Exercise aim: Transcribe the records exactly. Pictures do not belong in the transcription.
Given records start
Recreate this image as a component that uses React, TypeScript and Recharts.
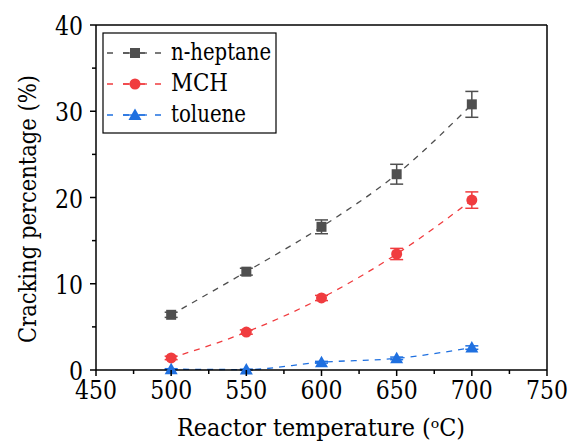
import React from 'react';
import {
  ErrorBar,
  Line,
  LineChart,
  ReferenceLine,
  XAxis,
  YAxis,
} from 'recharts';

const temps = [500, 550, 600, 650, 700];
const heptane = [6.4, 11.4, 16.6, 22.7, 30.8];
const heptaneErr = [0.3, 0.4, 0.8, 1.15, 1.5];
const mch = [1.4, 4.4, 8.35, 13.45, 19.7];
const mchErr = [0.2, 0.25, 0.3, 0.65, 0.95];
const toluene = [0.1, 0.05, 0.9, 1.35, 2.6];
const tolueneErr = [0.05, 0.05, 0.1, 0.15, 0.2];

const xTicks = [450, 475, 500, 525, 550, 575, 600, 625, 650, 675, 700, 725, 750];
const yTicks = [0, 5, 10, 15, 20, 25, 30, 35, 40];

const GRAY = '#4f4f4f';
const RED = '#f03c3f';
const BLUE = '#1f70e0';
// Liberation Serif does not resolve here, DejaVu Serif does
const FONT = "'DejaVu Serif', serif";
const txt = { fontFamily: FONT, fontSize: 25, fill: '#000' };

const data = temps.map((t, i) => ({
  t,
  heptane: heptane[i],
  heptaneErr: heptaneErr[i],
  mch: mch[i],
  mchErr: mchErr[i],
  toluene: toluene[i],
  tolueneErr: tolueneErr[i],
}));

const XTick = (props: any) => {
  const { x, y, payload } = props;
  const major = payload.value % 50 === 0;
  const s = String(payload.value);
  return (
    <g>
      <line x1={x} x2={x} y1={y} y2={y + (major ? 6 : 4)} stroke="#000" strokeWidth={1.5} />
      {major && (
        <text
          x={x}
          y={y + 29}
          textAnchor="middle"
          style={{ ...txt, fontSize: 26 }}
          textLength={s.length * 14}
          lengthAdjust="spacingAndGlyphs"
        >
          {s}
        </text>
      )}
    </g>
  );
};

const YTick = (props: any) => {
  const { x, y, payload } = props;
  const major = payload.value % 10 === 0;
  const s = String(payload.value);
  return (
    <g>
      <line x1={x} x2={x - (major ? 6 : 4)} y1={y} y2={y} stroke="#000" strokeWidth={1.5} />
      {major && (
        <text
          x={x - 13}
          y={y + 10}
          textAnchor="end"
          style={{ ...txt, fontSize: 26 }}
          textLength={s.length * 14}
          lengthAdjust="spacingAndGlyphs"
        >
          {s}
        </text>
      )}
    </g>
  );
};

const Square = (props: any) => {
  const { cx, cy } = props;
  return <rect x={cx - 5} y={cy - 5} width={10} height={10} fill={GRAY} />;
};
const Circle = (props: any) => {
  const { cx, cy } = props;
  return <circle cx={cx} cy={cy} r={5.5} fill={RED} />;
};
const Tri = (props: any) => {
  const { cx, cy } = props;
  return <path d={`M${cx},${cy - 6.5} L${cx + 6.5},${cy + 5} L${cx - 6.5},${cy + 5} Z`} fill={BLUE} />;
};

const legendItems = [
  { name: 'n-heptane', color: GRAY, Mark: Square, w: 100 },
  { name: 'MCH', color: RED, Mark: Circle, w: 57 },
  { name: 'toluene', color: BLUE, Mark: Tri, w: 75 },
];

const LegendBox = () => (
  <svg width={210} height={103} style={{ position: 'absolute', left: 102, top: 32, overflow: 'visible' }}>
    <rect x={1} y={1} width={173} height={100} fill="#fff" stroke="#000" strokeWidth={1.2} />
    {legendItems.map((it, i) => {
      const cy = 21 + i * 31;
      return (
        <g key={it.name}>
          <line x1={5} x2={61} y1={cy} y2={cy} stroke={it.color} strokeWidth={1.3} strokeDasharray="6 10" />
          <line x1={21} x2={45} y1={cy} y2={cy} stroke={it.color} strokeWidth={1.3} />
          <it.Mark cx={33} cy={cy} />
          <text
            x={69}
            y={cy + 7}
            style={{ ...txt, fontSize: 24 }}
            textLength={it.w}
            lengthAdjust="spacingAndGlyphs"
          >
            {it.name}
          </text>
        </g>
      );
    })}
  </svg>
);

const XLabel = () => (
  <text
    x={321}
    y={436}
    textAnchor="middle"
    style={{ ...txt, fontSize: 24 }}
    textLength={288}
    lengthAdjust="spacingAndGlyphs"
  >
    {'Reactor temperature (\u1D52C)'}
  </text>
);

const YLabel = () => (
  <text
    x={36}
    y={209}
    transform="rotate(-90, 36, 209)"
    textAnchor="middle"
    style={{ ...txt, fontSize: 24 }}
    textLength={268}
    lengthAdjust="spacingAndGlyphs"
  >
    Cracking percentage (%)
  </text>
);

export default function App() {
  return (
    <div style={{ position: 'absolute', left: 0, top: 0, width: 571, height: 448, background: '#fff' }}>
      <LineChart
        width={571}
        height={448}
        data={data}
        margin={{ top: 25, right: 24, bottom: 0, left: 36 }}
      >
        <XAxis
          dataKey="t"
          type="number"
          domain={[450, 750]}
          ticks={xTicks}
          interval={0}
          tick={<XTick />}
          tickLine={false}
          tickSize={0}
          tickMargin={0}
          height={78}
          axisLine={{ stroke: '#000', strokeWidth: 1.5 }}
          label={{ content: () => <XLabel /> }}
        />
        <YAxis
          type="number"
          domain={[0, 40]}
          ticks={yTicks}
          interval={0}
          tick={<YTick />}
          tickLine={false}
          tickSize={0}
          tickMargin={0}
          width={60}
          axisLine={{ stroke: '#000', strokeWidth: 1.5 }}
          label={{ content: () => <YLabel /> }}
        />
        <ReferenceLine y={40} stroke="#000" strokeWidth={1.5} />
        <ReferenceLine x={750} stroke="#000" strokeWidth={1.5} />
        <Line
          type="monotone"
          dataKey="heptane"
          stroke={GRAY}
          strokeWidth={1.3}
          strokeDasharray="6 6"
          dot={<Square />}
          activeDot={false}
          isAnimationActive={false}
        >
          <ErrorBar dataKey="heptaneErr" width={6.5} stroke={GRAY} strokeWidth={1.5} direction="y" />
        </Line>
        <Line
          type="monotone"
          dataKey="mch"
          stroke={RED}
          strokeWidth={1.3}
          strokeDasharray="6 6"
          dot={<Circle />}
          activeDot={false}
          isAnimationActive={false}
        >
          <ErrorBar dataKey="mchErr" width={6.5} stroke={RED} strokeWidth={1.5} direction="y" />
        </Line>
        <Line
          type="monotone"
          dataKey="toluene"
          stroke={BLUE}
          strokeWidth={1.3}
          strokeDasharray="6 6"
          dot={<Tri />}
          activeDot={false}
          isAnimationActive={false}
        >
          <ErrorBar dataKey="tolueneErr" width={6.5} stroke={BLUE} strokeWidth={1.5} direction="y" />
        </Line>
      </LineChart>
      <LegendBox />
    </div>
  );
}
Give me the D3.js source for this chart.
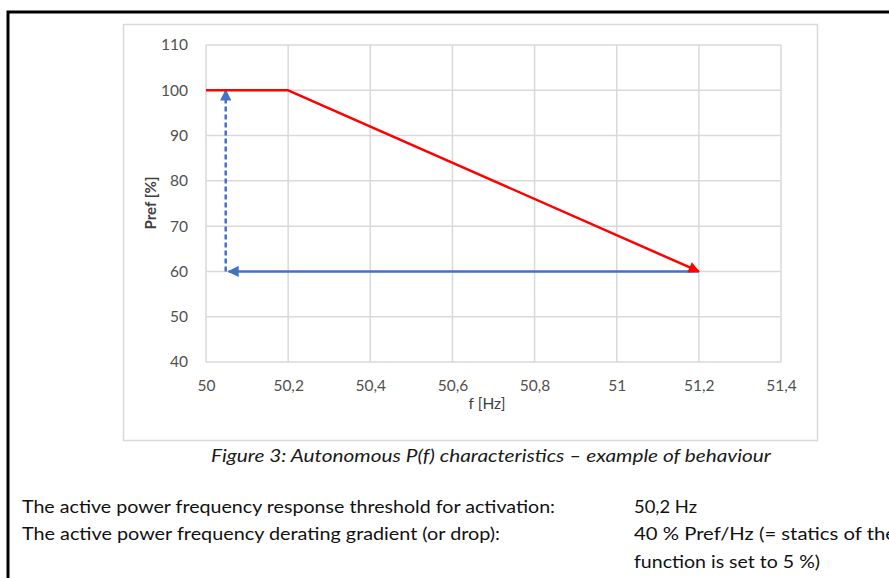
Given records end
Solution to this task:
Recreate this image as a component that uses React, TypeScript and Recharts.
import React from 'react';
import {
  ErrorBar,
  Line,
  LineChart,
  ReferenceLine,
  XAxis,
  YAxis,
} from 'recharts';

const temps = [500, 550, 600, 650, 700];
const heptane = [6.4, 11.4, 16.6, 22.7, 30.8];
const heptaneErr = [0.3, 0.4, 0.8, 1.15, 1.5];
const mch = [1.4, 4.4, 8.35, 13.45, 19.7];
const mchErr = [0.2, 0.25, 0.3, 0.65, 0.95];
const toluene = [0.1, 0.05, 0.9, 1.35, 2.6];
const tolueneErr = [0.05, 0.05, 0.1, 0.15, 0.2];

const xTicks = [450, 475, 500, 525, 550, 575, 600, 625, 650, 675, 700, 725, 750];
const yTicks = [0, 5, 10, 15, 20, 25, 30, 35, 40];

const GRAY = '#4f4f4f';
const RED = '#f03c3f';
const BLUE = '#1f70e0';
// Liberation Serif does not resolve here, DejaVu Serif does
const FONT = "'DejaVu Serif', serif";
const txt = { fontFamily: FONT, fontSize: 25, fill: '#000' };

const data = temps.map((t, i) => ({
  t,
  heptane: heptane[i],
  heptaneErr: heptaneErr[i],
  mch: mch[i],
  mchErr: mchErr[i],
  toluene: toluene[i],
  tolueneErr: tolueneErr[i],
}));

const XTick = (props: any) => {
  const { x, y, payload } = props;
  const major = payload.value % 50 === 0;
  const s = String(payload.value);
  return (
    <g>
      <line x1={x} x2={x} y1={y} y2={y + (major ? 6 : 4)} stroke="#000" strokeWidth={1.5} />
      {major && (
        <text
          x={x}
          y={y + 29}
          textAnchor="middle"
          style={{ ...txt, fontSize: 26 }}
          textLength={s.length * 14}
          lengthAdjust="spacingAndGlyphs"
        >
          {s}
        </text>
      )}
    </g>
  );
};

const YTick = (props: any) => {
  const { x, y, payload } = props;
  const major = payload.value % 10 === 0;
  const s = String(payload.value);
  return (
    <g>
      <line x1={x} x2={x - (major ? 6 : 4)} y1={y} y2={y} stroke="#000" strokeWidth={1.5} />
      {major && (
        <text
          x={x - 13}
          y={y + 10}
          textAnchor="end"
          style={{ ...txt, fontSize: 26 }}
          textLength={s.length * 14}
          lengthAdjust="spacingAndGlyphs"
        >
          {s}
        </text>
      )}
    </g>
  );
};

const Square = (props: any) => {
  const { cx, cy } = props;
  return <rect x={cx - 5} y={cy - 5} width={10} height={10} fill={GRAY} />;
};
const Circle = (props: any) => {
  const { cx, cy } = props;
  return <circle cx={cx} cy={cy} r={5.5} fill={RED} />;
};
const Tri = (props: any) => {
  const { cx, cy } = props;
  return <path d={`M${cx},${cy - 6.5} L${cx + 6.5},${cy + 5} L${cx - 6.5},${cy + 5} Z`} fill={BLUE} />;
};

const legendItems = [
  { name: 'n-heptane', color: GRAY, Mark: Square, w: 100 },
  { name: 'MCH', color: RED, Mark: Circle, w: 57 },
  { name: 'toluene', color: BLUE, Mark: Tri, w: 75 },
];

const LegendBox = () => (
  <svg width={210} height={103} style={{ position: 'absolute', left: 102, top: 32, overflow: 'visible' }}>
    <rect x={1} y={1} width={173} height={100} fill="#fff" stroke="#000" strokeWidth={1.2} />
    {legendItems.map((it, i) => {
      const cy = 21 + i * 31;
      return (
        <g key={it.name}>
          <line x1={5} x2={61} y1={cy} y2={cy} stroke={it.color} strokeWidth={1.3} strokeDasharray="6 10" />
          <line x1={21} x2={45} y1={cy} y2={cy} stroke={it.color} strokeWidth={1.3} />
          <it.Mark cx={33} cy={cy} />
          <text
            x={69}
            y={cy + 7}
            style={{ ...txt, fontSize: 24 }}
            textLength={it.w}
            lengthAdjust="spacingAndGlyphs"
          >
            {it.name}
          </text>
        </g>
      );
    })}
  </svg>
);

const XLabel = () => (
  <text
    x={321}
    y={436}
    textAnchor="middle"
    style={{ ...txt, fontSize: 24 }}
    textLength={288}
    lengthAdjust="spacingAndGlyphs"
  >
    {'Reactor temperature (\u1D52C)'}
  </text>
);

const YLabel = () => (
  <text
    x={36}
    y={209}
    transform="rotate(-90, 36, 209)"
    textAnchor="middle"
    style={{ ...txt, fontSize: 24 }}
    textLength={268}
    lengthAdjust="spacingAndGlyphs"
  >
    Cracking percentage (%)
  </text>
);

export default function App() {
  return (
    <div style={{ position: 'absolute', left: 0, top: 0, width: 571, height: 448, background: '#fff' }}>
      <LineChart
        width={571}
        height={448}
        data={data}
        margin={{ top: 25, right: 24, bottom: 0, left: 36 }}
      >
        <XAxis
          dataKey="t"
          type="number"
          domain={[450, 750]}
          ticks={xTicks}
          interval={0}
          tick={<XTick />}
          tickLine={false}
          tickSize={0}
          tickMargin={0}
          height={78}
          axisLine={{ stroke: '#000', strokeWidth: 1.5 }}
          label={{ content: () => <XLabel /> }}
        />
        <YAxis
          type="number"
          domain={[0, 40]}
          ticks={yTicks}
          interval={0}
          tick={<YTick />}
          tickLine={false}
          tickSize={0}
          tickMargin={0}
          width={60}
          axisLine={{ stroke: '#000', strokeWidth: 1.5 }}
          label={{ content: () => <YLabel /> }}
        />
        <ReferenceLine y={40} stroke="#000" strokeWidth={1.5} />
        <ReferenceLine x={750} stroke="#000" strokeWidth={1.5} />
        <Line
          type="monotone"
          dataKey="heptane"
          stroke={GRAY}
          strokeWidth={1.3}
          strokeDasharray="6 6"
          dot={<Square />}
          activeDot={false}
          isAnimationActive={false}
        >
          <ErrorBar dataKey="heptaneErr" width={6.5} stroke={GRAY} strokeWidth={1.5} direction="y" />
        </Line>
        <Line
          type="monotone"
          dataKey="mch"
          stroke={RED}
          strokeWidth={1.3}
          strokeDasharray="6 6"
          dot={<Circle />}
          activeDot={false}
          isAnimationActive={false}
        >
          <ErrorBar dataKey="mchErr" width={6.5} stroke={RED} strokeWidth={1.5} direction="y" />
        </Line>
        <Line
          type="monotone"
          dataKey="toluene"
          stroke={BLUE}
          strokeWidth={1.3}
          strokeDasharray="6 6"
          dot={<Tri />}
          activeDot={false}
          isAnimationActive={false}
        >
          <ErrorBar dataKey="tolueneErr" width={6.5} stroke={BLUE} strokeWidth={1.5} direction="y" />
        </Line>
      </LineChart>
      <LegendBox />
    </div>
  );
}
Give me the D3.js source for this chart.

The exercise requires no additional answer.